Newbie here that needs help dating what I think is a very old Eveready flashlight that I found hidden within a wall of my house that I am renovating. The build date of my house is 1910, upon stripping out an old lath and plaster wall I found what I believe to be a torch from this era, it certainly looks like its been stuck within the wall cavity since the house was built but is in very good condition considering.

As a new member I dont seem to be able to post pictures as yet though I do have a few, the torch (yep Im from the UK) resembles many I have seen on sites from the early 1900 period but haven't seen anything with a similar logo on the base cap. It has the original Ever Ready logo (hence my two R's in the title post) but it is much smaller being about half the size of the actual cap. The switch is also near the lens of the light, with a flash button and a sliding metal device behind that allows the button to be held down. Body is black vulcanized fibre I think. 

Hope to be able to post some pictures soon but if anyone thinks they can help date it I can email them.

Be intrigued to see if anyone can help I want to know if its worth anything or if I should modify it and strap it to the handle bars of my mountain bike as the latest great light on the market! On the subject of which Im off to search this site for details on building your own LED lights for such a purpose as my old light has died............


----------



## StarHalo (Feb 17, 2013)

Well the easiest way to get a date is to start off with a compliment or two, then dinner or maybe coffee..

Seriously though, gotta have a picture to do that kind of identification. Don't forget to search around for similar lights, as well.


----------



## El Camino (Feb 18, 2013)

You could take a look at flashlightmuseum.com. You can try searching for any model numbers on the light. 

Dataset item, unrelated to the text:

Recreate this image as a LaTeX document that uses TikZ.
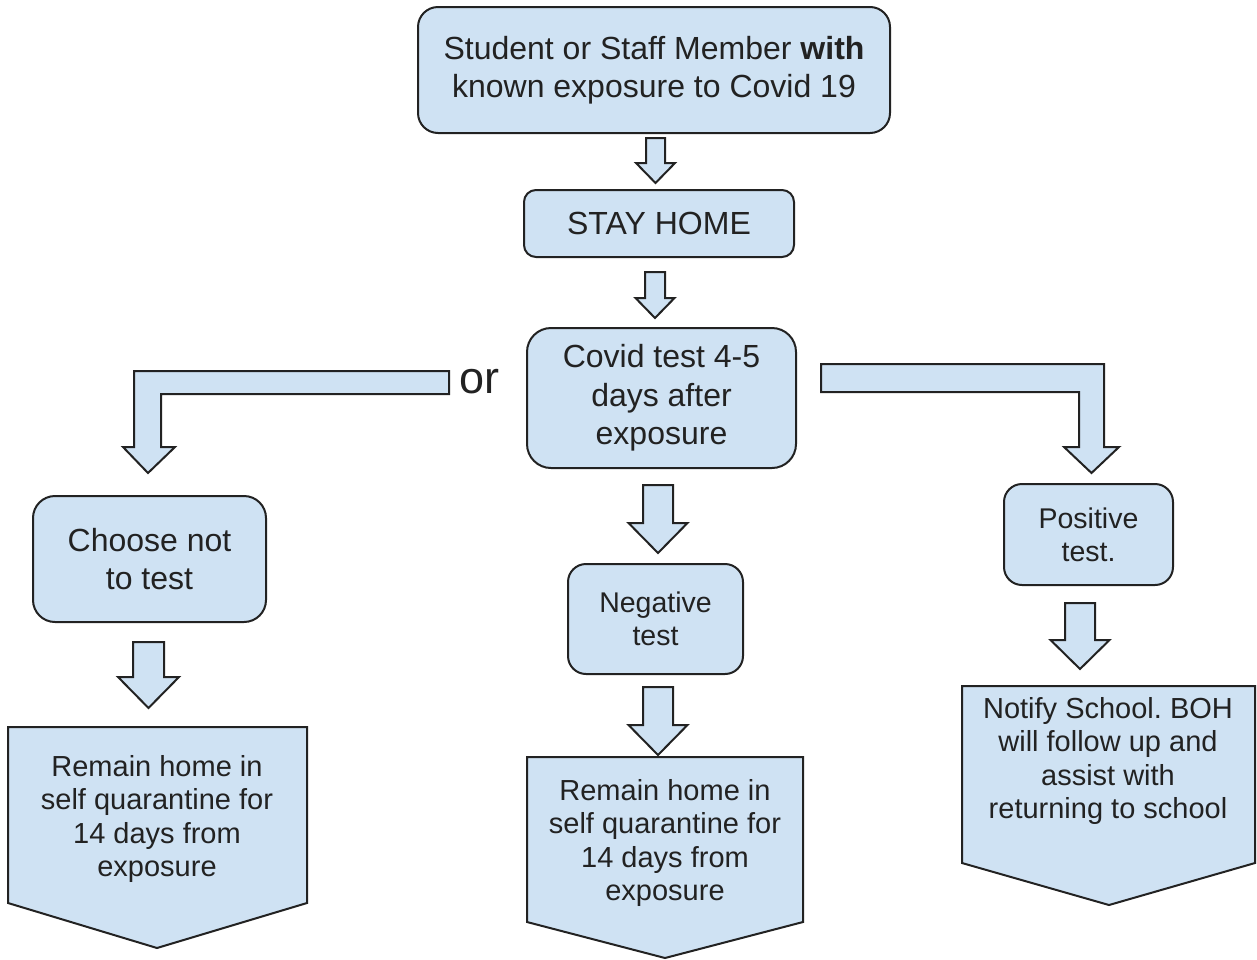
\documentclass[tikz,border=0pt]{standalone}
\usepackage{fontspec}
\setmainfont{Liberation Sans}
\frenchspacing
\definecolor{boxblue}{HTML}{CFE2F3}
\definecolor{inkgray}{HTML}{222222}
\tikzstyle{rbox} = [rectangle, draw=inkgray, line width=2pt, fill=boxblue, text=inkgray, align=center, inner sep=0pt]
\tikzstyle{bigtext} = [font=\fontsize{32}{38.5}\selectfont]
\tikzstyle{smalltext} = [font=\fontsize{28.5}{33}\selectfont]
\tikzstyle{pent} = [draw=inkgray, line width=2pt, fill=boxblue, line join=miter]
\tikzstyle{ptext} = [text=inkgray, align=center, inner sep=0pt, font=\fontsize{29}{33.5}\selectfont]
\tikzstyle{blockarrow} = [draw=inkgray, line width=2pt, fill=boxblue, line join=miter]
% down block arrow: centre x, top y, head y, tip y, half shaft, half head
\newcommand{\blockdown}[6]{\draw [blockarrow] (#1-#5,#2) -- (#1+#5,#2) -- (#1+#5,#3) -- (#1+#6,#3) -- (#1,#4) -- (#1-#6,#3) -- (#1-#5,#3) -- cycle;}

\begin{document}
\begin{tikzpicture}[x=1pt,y=-1pt]
\useasboundingbox (0,0) rectangle (1257,959);

\node (exposed) [rbox, bigtext, rounded corners=20pt, minimum width=472pt, minimum height=126pt] at (654,70) {Student or Staff Member \textbf{with}\\known exposure to Covid 19};
\node (stayhome) [rbox, bigtext, rounded corners=12pt, minimum width=270pt, minimum height=67pt] at (659,223.5) {\raisebox{-3pt}{STAY HOME}};
\node (covidtest) [rbox, bigtext, rounded corners=24pt, minimum width=269pt, minimum height=140pt] at (661.5,398) {Covid test 4-5\\days after\\exposure};
\node (notest) [rbox, bigtext, rounded corners=22pt, minimum width=233pt, minimum height=126pt] at (149.5,559) {Choose not\\to test};
\node (negative) [rbox, smalltext, rounded corners=18pt, minimum width=175pt, minimum height=110pt] at (655.5,619) {Negative\\test};
\node (positive) [rbox, smalltext, rounded corners=18pt, minimum width=169pt, minimum height=101pt] at (1088.5,534.5) {Positive\\test.};

\node (ortext) [text=inkgray, anchor=base west, inner sep=0pt, font=\fontsize{45}{50}\selectfont] at (459,393) {or};

% end boxes
\draw [pent] (8,727) -- (307,727) -- (307,903) -- (157,948) -- (8,903) -- cycle;
\draw [pent] (527,757) -- (803,757) -- (803,922) -- (665,958) -- (527,922) -- cycle;
\draw [pent] (962,686) -- (1255,686) -- (1255,863) -- (1109,905) -- (962,863) -- cycle;
\node (homeleft) [ptext] at (157,819) {Remain home in\\self quarantine for\\14 days from\\exposure};
\node (homemid) [ptext] at (665,843) {Remain home in\\self quarantine for\\14 days from\\exposure};
\node (notify) [ptext] at (1108,761) {Notify School. BOH\\will follow up and\\assist with\\returning to school};

% straight block arrows
\blockdown{655.5}{138}{163}{183}{9.5}{19.5}
\blockdown{655}{272}{298}{318}{10}{19.5}
\blockdown{658}{485}{523}{553}{15}{29.5}
\blockdown{658}{687}{725}{755}{15}{29.5}
\blockdown{148.5}{642}{677}{708}{15.5}{30.5}
\blockdown{1080}{603}{640}{669}{15}{29.5}

% bent block arrows
\draw [blockarrow] (449,371) -- (134,371) -- (134,447) -- (123,447) -- (148,473) -- (175,447) -- (161,447) -- (161,394) -- (449,394) -- cycle;
\draw [blockarrow] (821,364) -- (1104,364) -- (1104,447) -- (1119,447) -- (1091.5,473) -- (1064,447) -- (1079,447) -- (1079,392) -- (821,392) -- cycle;

\end{tikzpicture}
\end{document}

I have to say that sounds like a great find!


----------



## Backpacker Light (Feb 19, 2013)

Pars said:


> Newbie here that needs help dating what I think is a very old Eveready flashlight that I found hidden within a wall of my house that I am renovating. The build date of my house is 1910, upon stripping out an old lath and plaster wall I found what I believe to be a torch from this era, it certainly looks like its been stuck within the wall cavity since the house was built but is in very good condition considering.


I love this story of someone finding an antique light inside the walls of an old house. I once was shopping in an antique shop and someone walked in carrying a light with the same exact story-line. I was amazed and very jealous. 

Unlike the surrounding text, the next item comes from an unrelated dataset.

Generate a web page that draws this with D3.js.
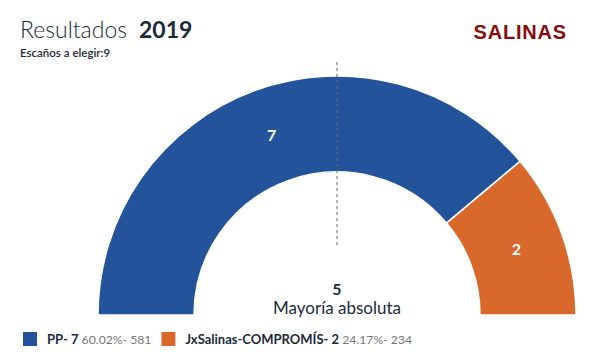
<!DOCTYPE html>
<html>
<head>
<meta charset="utf-8">
<script src="https://cdn.jsdelivr.net/npm/d3@7"></script>
<style>
  body { margin: 0; background: #fff; }
  text { font-family: Lato, "Open Sans", sans-serif; }
</style>
</head>
<body>
<div id="chart"></div>
<script>
// datos
var parties = ["PP", "JxSalinas-COMPROMÍS"];
var seats = [7, 2];
var pcts = ["60.02%", "24.17%"];
var votes = [581, 234];
var colors = ["#23549b", "#d9692a"];
var totalSeats = 9;
var majority = 5;

var width = 593,
  height = 363;

var cx = 337,
  cy = 315,
  rOuter = 239,
  rInner = 143;

var svg = d3
  .select("#chart")
  .append("svg")
  .attr("width", width)
  .attr("height", height);

// cabecera
var title = svg
  .append("text")
  .attr("x", 20)
  .attr("y", 38)
  .style("font-size", "23px")
  .style("fill", "#1b2a3a");
title.append("tspan").style("font-weight", 300).text("Resultados");
title
  .append("tspan")
  .attr("dx", 12)
  .style("font-weight", 700)
  .text("2019");

svg
  .append("text")
  .attr("x", 20)
  .attr("y", 57)
  .style("font-size", "11.5px")
  .style("font-weight", 600)
  .style("fill", "#1b2a3a")
  .text("Escaños a elegir:" + totalSeats);

svg
  .append("text")
  .attr("x", 567)
  .attr("y", 39)
  .attr("text-anchor", "end")
  .style("font-family", "'Liberation Sans', Arial, sans-serif")
  .style("font-size", "20px")
  .style("font-weight", 700)
  .style("letter-spacing", "0.8px")
  .style("fill", "#8b0a0a")
  .text("SALINAS");

// hemiciclo
var pie = d3
  .pie()
  .sort(null)
  .startAngle(-Math.PI / 2)
  .endAngle(Math.PI / 2);

var arc = d3.arc().innerRadius(rInner).outerRadius(rOuter);

var g = svg.append("g").attr("transform", "translate(" + cx + "," + cy + ")");

var arcs = pie(seats);

g.selectAll("path")
  .data(arcs)
  .enter()
  .append("path")
  .attr("d", arc)
  .attr("fill", function(d, i) {
    return colors[i];
  })
  .attr("stroke", "#fff")
  .attr("stroke-width", 1.5);

g.selectAll(".seatlabel")
  .data(arcs)
  .enter()
  .append("text")
  .attr("class", "seatlabel")
  .attr("transform", function(d) {
    return "translate(" + arc.centroid(d) + ")";
  })
  .attr("text-anchor", "middle")
  .attr("dy", "0.36em")
  .style("font-size", "16px")
  .style("font-weight", 700)
  .style("fill", "#fff")
  .text(function(d) {
    return d.data;
  });

// linea de mayoria
g.append("line")
  .attr("x1", 0)
  .attr("x2", 0)
  .attr("y1", 62 - cy)
  .attr("y2", 245 - cy)
  .attr("stroke", "#666")
  .attr("stroke-width", 1)
  .attr("stroke-dasharray", "3,3");

g.append("text")
  .attr("x", 0)
  .attr("y", 295 - cy)
  .attr("text-anchor", "middle")
  .style("font-size", "16px")
  .style("font-weight", 700)
  .style("fill", "#1b2a3a")
  .text(majority);

g.append("text")
  .attr("x", 0)
  .attr("y", 314 - cy)
  .attr("text-anchor", "middle")
  .style("font-size", "17px")
  .style("fill", "#1b2a3a")
  .text("Mayoría absoluta");

// leyenda
var lx = 23;
parties.forEach(function(p, i) {
  var item = svg.append("g").attr("transform", "translate(" + lx + ",332)");
  item
    .append("rect")
    .attr("width", 14)
    .attr("height", 14)
    .attr("fill", colors[i]);
  var t = item
    .append("text")
    .attr("x", 24)
    .attr("y", 12)
    .style("font-size", "13px");
  t.append("tspan")
    .style("font-weight", 700)
    .style("fill", "#1b2a3a")
    .text(p + "- " + seats[i]);
  t.append("tspan")
    .style("fill", "#777")
    .style("font-size", "12.2px")
    .text(" " + pcts[i] + "- " + votes[i]);
  lx += 24 + t.node().getComputedTextLength() + 10;
});
</script>
</body>
</html>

The EverReady Company history has been well researched and documented. I drove from Rochester, NY to Cleveland, Ohio in May, 2006 with a very bored wife to attend the 9th annual Flashlight Collector's Convention, and the shear number and high quality of old lights put my small collection to shame.

http://wordcraft.net/flashlight7.html

I met Bill Utley and purchased a signed copy of his well written and very interesting and entertaining (for us flashaholics anyway) book about the history of the EverReady Company. It is extremely detailed with tons of excellent pictures of virtually every EverReady light ever produced. Many of the early one's are very valuable.

http://www.flashlightmuseum.com/flashlight_view.cfm?item_number=0000001

http://www.ecommercebytes.com/cab/abu/y208/m10/abu0225/s06

http://community.seattletimes.nwsource.com/archive/?date=20010603&slug=homeflash03

I do not know if it is still available, Amazon maybe?

Pars, welcome to CPF! 
The light you found was in good condition? The batteries had not leaked? If not, then the old batteries themselves are also very collectible. 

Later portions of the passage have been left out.